* **EXCERPTED RECORDS**
-- BEGIN --

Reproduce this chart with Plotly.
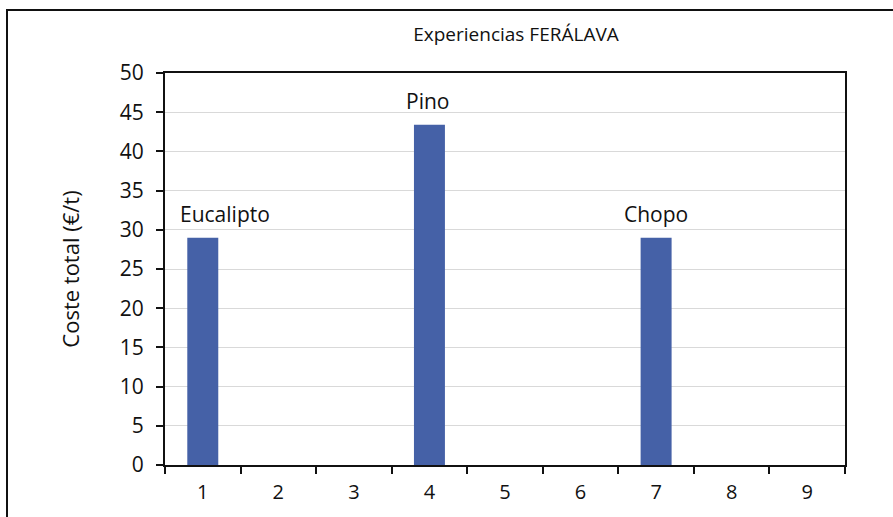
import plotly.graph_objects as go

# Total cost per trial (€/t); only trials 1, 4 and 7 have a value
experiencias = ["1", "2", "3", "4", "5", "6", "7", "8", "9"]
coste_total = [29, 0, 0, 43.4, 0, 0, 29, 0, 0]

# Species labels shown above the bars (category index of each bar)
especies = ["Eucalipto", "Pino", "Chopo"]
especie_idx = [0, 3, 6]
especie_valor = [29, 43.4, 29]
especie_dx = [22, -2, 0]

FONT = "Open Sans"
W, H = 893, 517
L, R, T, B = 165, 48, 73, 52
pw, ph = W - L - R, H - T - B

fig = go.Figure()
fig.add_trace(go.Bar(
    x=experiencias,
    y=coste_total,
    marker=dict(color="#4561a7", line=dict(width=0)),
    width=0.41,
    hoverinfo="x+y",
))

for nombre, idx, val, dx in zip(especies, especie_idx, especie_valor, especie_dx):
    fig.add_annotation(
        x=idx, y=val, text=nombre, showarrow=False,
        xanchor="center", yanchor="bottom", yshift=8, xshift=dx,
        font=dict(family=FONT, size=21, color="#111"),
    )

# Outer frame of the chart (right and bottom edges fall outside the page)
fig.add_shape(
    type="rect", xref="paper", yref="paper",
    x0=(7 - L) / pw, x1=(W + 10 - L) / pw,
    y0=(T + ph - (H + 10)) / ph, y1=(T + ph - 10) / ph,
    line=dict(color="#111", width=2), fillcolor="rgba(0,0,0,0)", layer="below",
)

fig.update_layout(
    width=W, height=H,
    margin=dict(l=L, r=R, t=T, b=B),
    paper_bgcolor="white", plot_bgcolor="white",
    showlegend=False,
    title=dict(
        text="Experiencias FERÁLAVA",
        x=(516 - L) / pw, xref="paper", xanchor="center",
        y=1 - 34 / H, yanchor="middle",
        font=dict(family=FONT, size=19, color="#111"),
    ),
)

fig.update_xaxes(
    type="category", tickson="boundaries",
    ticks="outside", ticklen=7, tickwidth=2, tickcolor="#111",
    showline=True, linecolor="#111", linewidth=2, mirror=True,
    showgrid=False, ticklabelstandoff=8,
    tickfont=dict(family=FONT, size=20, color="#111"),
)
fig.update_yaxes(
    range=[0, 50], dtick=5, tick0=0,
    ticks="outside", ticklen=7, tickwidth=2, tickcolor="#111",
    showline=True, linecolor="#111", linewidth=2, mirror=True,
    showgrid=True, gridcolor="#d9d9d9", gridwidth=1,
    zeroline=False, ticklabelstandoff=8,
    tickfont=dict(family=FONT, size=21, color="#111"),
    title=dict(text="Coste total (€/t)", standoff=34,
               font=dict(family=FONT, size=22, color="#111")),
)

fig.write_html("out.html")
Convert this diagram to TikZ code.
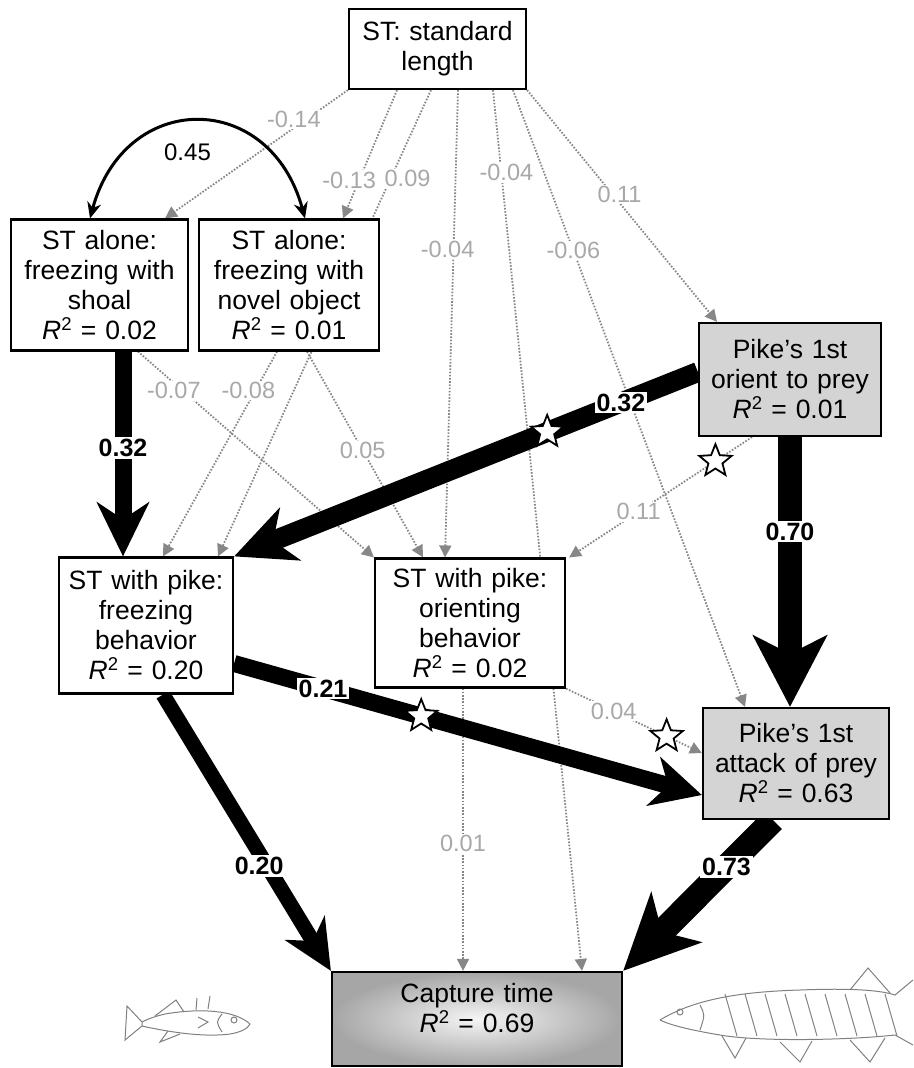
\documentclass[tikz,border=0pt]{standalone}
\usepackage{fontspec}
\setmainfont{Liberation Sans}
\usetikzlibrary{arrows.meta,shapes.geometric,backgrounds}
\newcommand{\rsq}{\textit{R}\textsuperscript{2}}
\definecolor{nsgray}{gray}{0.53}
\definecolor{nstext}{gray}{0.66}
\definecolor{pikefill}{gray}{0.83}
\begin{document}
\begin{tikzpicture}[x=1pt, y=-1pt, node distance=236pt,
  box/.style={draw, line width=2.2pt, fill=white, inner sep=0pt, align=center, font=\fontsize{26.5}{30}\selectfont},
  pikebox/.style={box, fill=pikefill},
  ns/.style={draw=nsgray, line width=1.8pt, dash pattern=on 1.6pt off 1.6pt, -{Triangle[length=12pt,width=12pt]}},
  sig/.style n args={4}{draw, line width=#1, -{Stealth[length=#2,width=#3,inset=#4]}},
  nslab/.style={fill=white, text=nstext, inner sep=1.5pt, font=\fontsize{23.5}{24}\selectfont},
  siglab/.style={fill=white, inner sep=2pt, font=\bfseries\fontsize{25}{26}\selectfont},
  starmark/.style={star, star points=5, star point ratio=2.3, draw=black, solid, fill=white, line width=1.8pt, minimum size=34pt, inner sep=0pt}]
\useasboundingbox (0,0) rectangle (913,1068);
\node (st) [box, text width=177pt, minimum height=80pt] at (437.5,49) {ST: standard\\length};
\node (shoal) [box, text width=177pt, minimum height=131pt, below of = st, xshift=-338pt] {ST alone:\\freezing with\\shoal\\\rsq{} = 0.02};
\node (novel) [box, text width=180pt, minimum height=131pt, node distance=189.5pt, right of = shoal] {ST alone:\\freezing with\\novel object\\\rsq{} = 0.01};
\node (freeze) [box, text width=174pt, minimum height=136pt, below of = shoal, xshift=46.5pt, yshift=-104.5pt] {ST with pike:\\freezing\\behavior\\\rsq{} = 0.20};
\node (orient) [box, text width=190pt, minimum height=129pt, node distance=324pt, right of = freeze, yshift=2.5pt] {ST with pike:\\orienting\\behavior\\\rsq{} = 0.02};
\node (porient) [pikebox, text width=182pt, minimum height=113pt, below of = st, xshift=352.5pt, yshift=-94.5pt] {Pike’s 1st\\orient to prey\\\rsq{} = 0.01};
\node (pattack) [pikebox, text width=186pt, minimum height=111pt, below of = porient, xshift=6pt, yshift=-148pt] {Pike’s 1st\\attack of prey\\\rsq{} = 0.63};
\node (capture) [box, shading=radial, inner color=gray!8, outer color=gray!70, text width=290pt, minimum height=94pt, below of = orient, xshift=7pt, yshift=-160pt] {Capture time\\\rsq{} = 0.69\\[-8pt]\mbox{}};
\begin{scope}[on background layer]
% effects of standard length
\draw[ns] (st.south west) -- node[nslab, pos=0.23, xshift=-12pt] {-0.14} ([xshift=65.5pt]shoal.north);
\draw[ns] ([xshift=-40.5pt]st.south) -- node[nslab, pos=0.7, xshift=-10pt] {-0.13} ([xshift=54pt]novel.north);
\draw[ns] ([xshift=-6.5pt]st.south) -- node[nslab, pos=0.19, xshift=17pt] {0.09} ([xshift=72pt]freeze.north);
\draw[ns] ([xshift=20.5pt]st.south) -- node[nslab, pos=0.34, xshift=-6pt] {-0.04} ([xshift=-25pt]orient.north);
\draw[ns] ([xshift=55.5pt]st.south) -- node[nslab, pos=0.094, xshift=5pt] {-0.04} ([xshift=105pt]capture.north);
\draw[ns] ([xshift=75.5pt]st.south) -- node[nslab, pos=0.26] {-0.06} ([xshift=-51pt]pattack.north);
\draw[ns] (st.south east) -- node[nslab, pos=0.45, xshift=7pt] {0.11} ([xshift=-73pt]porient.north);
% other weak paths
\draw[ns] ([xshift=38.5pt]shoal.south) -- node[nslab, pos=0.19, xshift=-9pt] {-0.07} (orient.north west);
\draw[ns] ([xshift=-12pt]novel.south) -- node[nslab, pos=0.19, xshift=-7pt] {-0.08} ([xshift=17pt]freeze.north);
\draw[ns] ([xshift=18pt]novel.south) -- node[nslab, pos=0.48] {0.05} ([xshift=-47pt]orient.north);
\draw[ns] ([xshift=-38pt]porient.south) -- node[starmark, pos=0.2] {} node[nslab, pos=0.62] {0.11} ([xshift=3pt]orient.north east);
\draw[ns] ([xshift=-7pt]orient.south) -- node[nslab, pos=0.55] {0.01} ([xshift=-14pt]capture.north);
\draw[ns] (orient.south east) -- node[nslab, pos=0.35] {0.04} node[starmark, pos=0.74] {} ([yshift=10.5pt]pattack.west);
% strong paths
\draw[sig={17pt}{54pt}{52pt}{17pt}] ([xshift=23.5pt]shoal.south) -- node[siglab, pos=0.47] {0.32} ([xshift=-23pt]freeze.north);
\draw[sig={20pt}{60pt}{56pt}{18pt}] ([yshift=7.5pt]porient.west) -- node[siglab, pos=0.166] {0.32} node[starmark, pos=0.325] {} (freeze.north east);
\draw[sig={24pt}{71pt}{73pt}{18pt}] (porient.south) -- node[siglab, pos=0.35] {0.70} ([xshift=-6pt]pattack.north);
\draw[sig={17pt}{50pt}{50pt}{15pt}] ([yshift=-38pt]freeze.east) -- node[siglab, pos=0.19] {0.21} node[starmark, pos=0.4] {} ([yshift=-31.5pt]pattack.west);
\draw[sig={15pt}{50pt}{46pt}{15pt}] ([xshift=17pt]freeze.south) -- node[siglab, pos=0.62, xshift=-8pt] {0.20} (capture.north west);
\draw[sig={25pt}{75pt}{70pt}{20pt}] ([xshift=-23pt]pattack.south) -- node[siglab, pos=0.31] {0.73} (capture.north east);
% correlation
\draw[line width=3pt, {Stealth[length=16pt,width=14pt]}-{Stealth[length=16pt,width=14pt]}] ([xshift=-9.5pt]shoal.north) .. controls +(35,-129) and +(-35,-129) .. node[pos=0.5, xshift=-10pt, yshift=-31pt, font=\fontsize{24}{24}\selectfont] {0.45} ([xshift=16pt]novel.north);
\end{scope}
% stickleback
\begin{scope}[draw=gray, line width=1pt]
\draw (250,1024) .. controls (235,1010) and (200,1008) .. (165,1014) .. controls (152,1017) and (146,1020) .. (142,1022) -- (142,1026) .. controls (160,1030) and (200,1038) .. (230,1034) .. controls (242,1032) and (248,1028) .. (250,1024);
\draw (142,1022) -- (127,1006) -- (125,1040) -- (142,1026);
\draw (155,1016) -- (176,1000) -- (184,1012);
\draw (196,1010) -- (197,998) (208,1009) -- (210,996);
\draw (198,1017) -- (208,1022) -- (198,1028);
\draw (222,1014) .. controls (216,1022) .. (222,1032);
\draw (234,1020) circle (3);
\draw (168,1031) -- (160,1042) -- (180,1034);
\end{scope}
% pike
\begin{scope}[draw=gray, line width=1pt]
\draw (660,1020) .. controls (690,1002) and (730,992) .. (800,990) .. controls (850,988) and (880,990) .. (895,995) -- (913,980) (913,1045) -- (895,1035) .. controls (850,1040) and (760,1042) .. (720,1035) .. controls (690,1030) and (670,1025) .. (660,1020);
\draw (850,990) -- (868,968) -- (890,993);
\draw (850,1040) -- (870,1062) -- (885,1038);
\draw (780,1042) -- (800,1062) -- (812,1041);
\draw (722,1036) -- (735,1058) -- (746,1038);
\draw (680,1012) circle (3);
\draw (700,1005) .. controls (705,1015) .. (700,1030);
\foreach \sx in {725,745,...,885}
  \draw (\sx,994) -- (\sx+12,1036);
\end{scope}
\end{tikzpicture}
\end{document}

-- END --

* **TASK INSTRUCTIONS**
Copy each line of the records above that carries the word "chart".

* **SOLUTION FOR THIS EXERCISE**
Reproduce this chart with Plotly.
# Outer frame of the chart (right and bottom edges fall outside the page)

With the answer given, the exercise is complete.